Totals: EMOVE Roadrunner SE scores 21, UNAGI Model One Voyager scores 38.
Based on the scoring, the UNAGI Model One Voyager is our overall winner. In daily use, the UNAGI Model One Voyager simply feels like the more sorted companion: it's the one you grab without thinking, carry without cursing, and fold without wrestling, even if it occasionally reminds your joints that style has a price on rough tarmac. The EMOVE Roadrunner SE has its own charm-a relaxed, mini-bike attitude that makes short trips feel easy and unintimidating-but it also asks you to live with more compromises in power, folding and polish. If your world is mostly smooth bike lanes and stairwells, the Voyager will quietly slot into your routine and stay there.

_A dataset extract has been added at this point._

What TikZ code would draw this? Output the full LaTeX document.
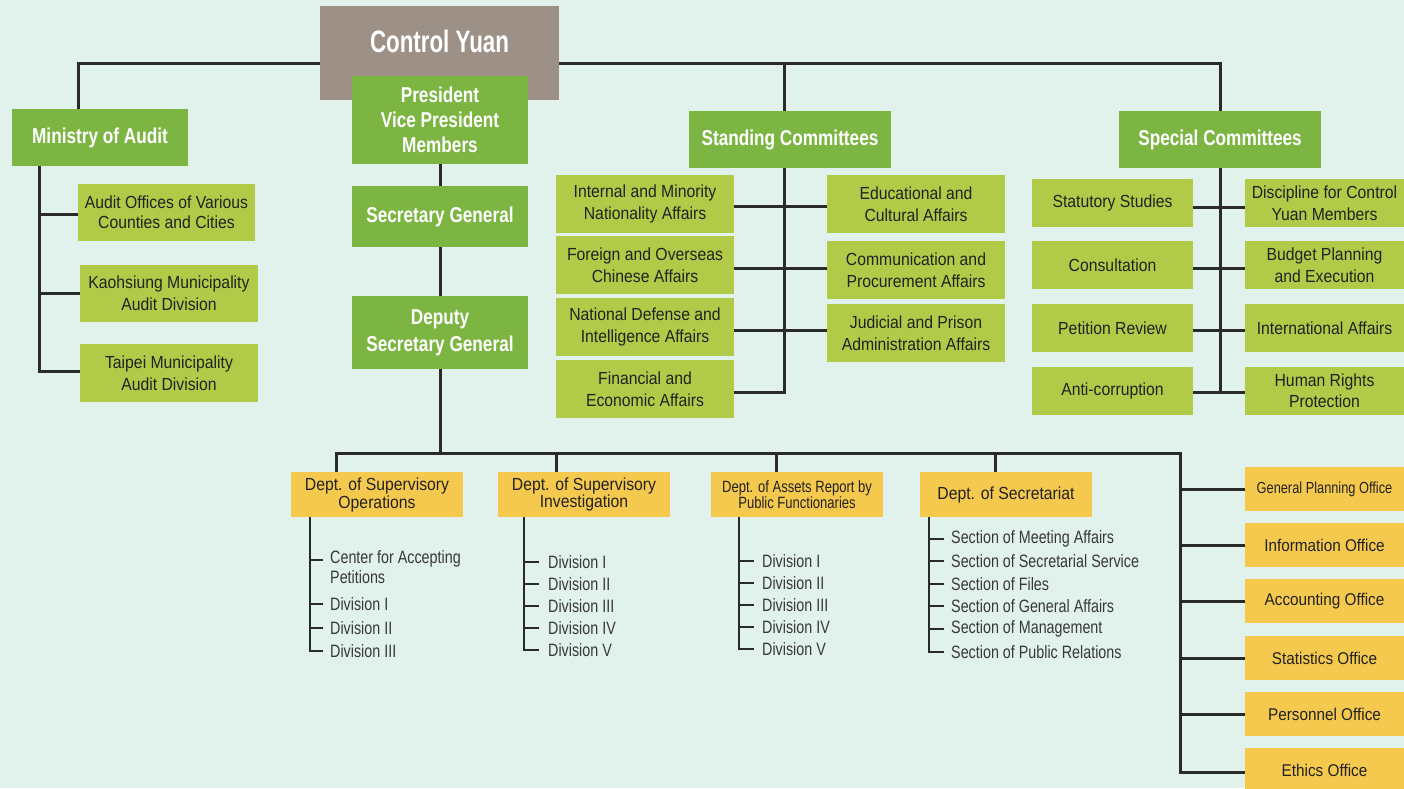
\documentclass[tikz,border=0pt]{standalone}
\usepackage{fontspec}
\setmainfont{Liberation Sans}[FakeStretch=0.9]
\newfontfamily\nfont{Liberation Sans}[FakeStretch=0.8]
\newfontfamily\cfont{Liberation Sans}[FakeStretch=0.72]
\definecolor{bgc}{HTML}{E1F2EC}
\definecolor{dgreen}{HTML}{7DB543}
\definecolor{lgreen}{HTML}{B1CB48}
\definecolor{yell}{HTML}{F5C84E}
\definecolor{cgray}{HTML}{9C9087}
\definecolor{txt}{HTML}{222222}
\definecolor{subtxt}{HTML}{383838}
\definecolor{linec}{HTML}{2A2A2A}
\pgfdeclarelayer{background}
\pgfdeclarelayer{edges}
\pgfsetlayers{background,edges,main}
\tikzset{
  box/.style={rectangle, inner sep=0pt, align=center},
  dg/.style={box, fill=dgreen, text=white, font=\nfont\bfseries\fontsize{21.5}{25}\selectfont},
  lg/.style={box, fill=lgreen, text=txt, font=\fontsize{17.5}{21.5}\selectfont},
  yl/.style={box, fill=yell, text=txt, font=\fontsize{17.5}{18}\selectfont, minimum width=172pt, minimum height=45pt},
  off/.style={box, fill=yell, text=txt, font=\fontsize{17}{20}\selectfont, minimum width=159pt, minimum height=44pt},
  sub/.style={inner sep=0pt, anchor=west, align=left, text=subtxt, font=\nfont\fontsize{17.9}{20}\selectfont},
  conn/.style={draw=linec, line width=3pt},
  tick/.style={draw=linec, line width=2.6pt},
}
\begin{document}
\begin{tikzpicture}[x=1pt,y=-1pt]
\begin{pgfonlayer}{background}
\fill[bgc] (0,0) rectangle (1404,788);
\end{pgfonlayer}
\useasboundingbox (0,0) rectangle (1404,788);

% top
\node[box, fill=cgray, text=white, font=\cfont\bfseries\fontsize{31}{31}\selectfont,
  minimum width=239pt, text height=46pt, text depth=48pt] (cy) at (439.5,53) {Control Yuan};
\node[dg, minimum width=176pt, minimum height=57pt] (mini) at (100,137.5) {Ministry of Audit};
\node[dg, minimum width=176pt, minimum height=88pt] (pres) at (440,120) {President\\Vice President\\Members};
\node[dg, minimum width=176pt, minimum height=61pt] (sg) at (440,216.5) {Secretary General};
\node[dg, minimum width=176pt, minimum height=73pt, font=\nfont\bfseries\fontsize{21.5}{27}\selectfont] (dsg) at (440,332.5) {Deputy\\Secretary General};
\node[dg, minimum width=202pt, minimum height=57pt] (stand) at (790,139.5) {Standing Committees};
\node[dg, minimum width=202pt, minimum height=57pt] (spec) at (1220,139.5) {Special Committees};

% ministry of audit
\node[lg, minimum width=177pt, minimum height=57pt, font=\fontsize{17.5}{20}\selectfont] (ao1) at (166.5,212.5) {Audit Offices of Various\\Counties and Cities};
\node[lg, minimum width=178pt, minimum height=57pt] (ao2) at (169,293) {Kaohsiung Municipality\\Audit Division};
\node[lg, minimum width=178pt, minimum height=58pt] (ao3) at (169,373) {Taipei Municipality\\Audit Division};

% standing committees
\node[lg, minimum width=178pt, minimum height=58pt] (sl1) at (645,204) {Internal and Minority\\Nationality Affairs};
\node[lg, minimum width=178pt, minimum height=58pt] (sl2) at (645,265) {Foreign and Overseas\\Chinese Affairs};
\node[lg, minimum width=178pt, minimum height=58pt] (sl3) at (645,327) {National Defense and\\Intelligence Affairs};
\node[lg, minimum width=178pt, minimum height=58pt] (sl4) at (645,389) {Financial and\\Economic Affairs};
\node[lg, minimum width=178pt, minimum height=58pt] (sr1) at (916,204) {Educational and\\Cultural Affairs};
\node[lg, minimum width=178pt, minimum height=58pt] (sr2) at (916,270) {Communication and\\Procurement Affairs};
\node[lg, minimum width=178pt, minimum height=58pt] (sr3) at (916,333) {Judicial and Prison\\Administration Affairs};

% special committees
\node[lg, minimum width=161pt, minimum height=48pt] (pl1) at (1112.5,203) {Statutory Studies};
\node[lg, minimum width=161pt, minimum height=48pt] (pl2) at (1112.5,265) {Consultation};
\node[lg, minimum width=161pt, minimum height=48pt] (pl3) at (1112.5,328) {Petition Review};
\node[lg, minimum width=161pt, minimum height=48pt] (pl4) at (1112.5,390.5) {Anti-corruption};
\node[lg, minimum width=159pt, minimum height=48pt] (pr1) at (1324.5,203) {Discipline for Control\\Yuan Members};
\node[lg, minimum width=159pt, minimum height=48pt] (pr2) at (1324.5,265) {Budget Planning\\and Execution};
\node[lg, minimum width=159pt, minimum height=48pt] (pr3) at (1324.5,328) {International Affairs};
\node[lg, minimum width=159pt, minimum height=48pt] (pr4) at (1324.5,390.5) {Human Rights\\Protection};

% departments
\node[yl] (d1) at (377,494.5) {Dept. of Supervisory\\Operations};
\node[yl, font=\fontsize{17.5}{17}\selectfont] (d2) at (584,494.5) {Dept. of Supervisory\\Investigation};
\node[yl, font=\nfont\fontsize{16.3}{16.5}\selectfont] (d3) at (797,494.5) {Dept. of Assets Report by\\Public Functionaries};
\node[yl] (d4) at (1006,494.5) {Dept. of Secretariat};

% offices
\node[off, font=\nfont\fontsize{16}{18}\selectfont] (of1) at (1324.5,489) {General Planning Office};
\node[off] (of2) at (1324.5,545) {Information Office};
\node[off] (of3) at (1324.5,601) {Accounting Office};
\node[off] (of4) at (1324.5,658) {Statistics Office};
\node[off] (of5) at (1324.5,714) {Personnel Office};
\node[off] (of6) at (1324.5,770) {Ethics Office};

% sub-items
\node[sub] (o1) at (330,567) {Center for Accepting\\Petitions};
\node[sub] (o2) at (330,604) {Division I};
\node[sub] (o3) at (330,628) {Division II};
\node[sub] (o4) at (330,651) {Division III};

\node[sub] (i1) at (548,562) {Division I};
\node[sub] (i2) at (548,584) {Division II};
\node[sub] (i3) at (548,606) {Division III};
\node[sub] (i4) at (548,628) {Division IV};
\node[sub] (i5) at (548,650) {Division V};

\node[sub] (a1) at (762,561) {Division I};
\node[sub] (a2) at (762,583) {Division II};
\node[sub] (a3) at (762,605) {Division III};
\node[sub] (a4) at (762,627) {Division IV};
\node[sub] (a5) at (762,649) {Division V};

\node[sub] (s1) at (951,539) {Section of Meeting Affairs};
\node[sub] (s2) at (951,561) {Section of Secretarial Service};
\node[sub] (s3) at (951,584) {Section of Files};
\node[sub] (s4) at (951,606) {Section of General Affairs};
\node[sub] (s5) at (951,629) {Section of Management};
\node[sub] (s6) at (951,652) {Section of Public Relations};

\coordinate (top) at (439,63);
\coordinate (bus) at (dsg.south |- 0,453);
\coordinate (rb) at (1180,453);

\begin{pgfonlayer}{edges}
% top level
\draw[conn] ([xshift=-22pt]mini.north) |- (top) -| (spec.north);
\coordinate (sv) at ([xshift=-6pt]stand.north);
\draw[conn] (sv) -- (sv |- top);
% ministry
\coordinate (mv) at ([xshift=-61pt]mini.south);
\coordinate (m3) at ([yshift=2pt]ao3.west);
\draw[conn] (mv) |- (m3);
\coordinate (m1) at ([yshift=-1.5pt]ao1.west);
\draw[conn] (m1) -- (m1 -| mv);
\draw[conn] (ao2.west) -- (ao2.west -| mv);
% president chain
\draw[conn] (pres.south) -- (sg.north);
\draw[conn] (sg.south) -- (dsg.north);
\draw[conn] (dsg.south) -- (bus);
% standing
\coordinate (sv2) at ([xshift=-6pt]stand.south);
\coordinate (b4) at ([yshift=-3pt]sl4.east);
\draw[conn] (sv2) |- (b4);
\coordinate (b1) at ([yshift=-2pt]sl1.east);
\draw[conn] (b1) -- (b1 -| sr1.west);
\coordinate (b2) at ([yshift=-3pt]sl2.east);
\draw[conn] (b2) -- (b2 -| sr2.west);
\coordinate (b3) at ([yshift=-3pt]sl3.east);
\draw[conn] (b3) -- (b3 -| sr3.west);
% special
\coordinate (c4) at ([yshift=-1.5pt]pl4.east);
\draw[conn] (spec.south) |- (c4);
\draw[conn] (c4) -- (c4 -| pr4.west);
\coordinate (c1) at ([yshift=-4pt]pl1.east);
\draw[conn] (c1) -- (c1 -| pr1.west);
\coordinate (c2) at ([yshift=-3pt]pl2.east);
\draw[conn] (c2) -- (c2 -| pr2.west);
\coordinate (c3) at ([yshift=-2pt]pl3.east);
\draw[conn] (c3) -- (c3 -| pr3.west);
% departments bus
\draw[conn] ([xshift=-41pt]d1.north) |- (rb) |- ([yshift=-2pt]of6.west);
\coordinate (d2t) at ([xshift=-28pt]d2.north);
\draw[conn] (d2t) -- (d2t |- bus);
\coordinate (d3t) at ([xshift=-21pt]d3.north);
\draw[conn] (d3t) -- (d3t |- bus);
\coordinate (d4t) at ([xshift=-11pt]d4.north);
\draw[conn] (d4t) -- (d4t |- bus);
\foreach \o in {of1,of2,of3,of4,of5}{\draw[conn] (\o.west) -- (\o.west -| rb);}
% sub lists
\coordinate (ot1) at ([xshift=-7pt,yshift=7pt]o1.west);
\draw[tick] ([xshift=-67pt]d1.south) |- ([xshift=-7pt]o4.west);
\draw[tick] (ot1) -- ++(-13,0);
\foreach \o in {o2,o3}{\draw[tick] ([xshift=-7pt]\o.west) -- ([xshift=-20pt]\o.west);}
\draw[tick] ([xshift=-60pt]d2.south) |- ([xshift=-9pt]i5.west);
\foreach \o in {i1,i2,i3,i4}{\draw[tick] ([xshift=-9pt]\o.west) -- ([xshift=-24pt]\o.west);}
\draw[tick] ([xshift=-58pt]d3.south) |- ([xshift=-8pt]a5.west);
\foreach \o in {a1,a2,a3,a4}{\draw[tick] ([xshift=-8pt]\o.west) -- ([xshift=-23pt]\o.west);}
\draw[tick] ([xshift=-77pt]d4.south) |- ([xshift=-7pt]s6.west);
\foreach \o in {s1,s2,s3,s4,s5}{\draw[tick] ([xshift=-7pt]\o.west) -- ([xshift=-22pt]\o.west);}
\end{pgfonlayer}
\end{tikzpicture}
\end{document}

If what you really want is the comfort and reassurance of sitting on big tyres and you can accept its quirks, the Roadrunner SE will still put a grin on your face-it just doesn't quite match the UNAGI's overall balance as a modern city tool.
That's our verdict when we try to stay objective – but hey, riding is mostly about emotions anyway, so pick the one that will make you look forward to your commute every single day.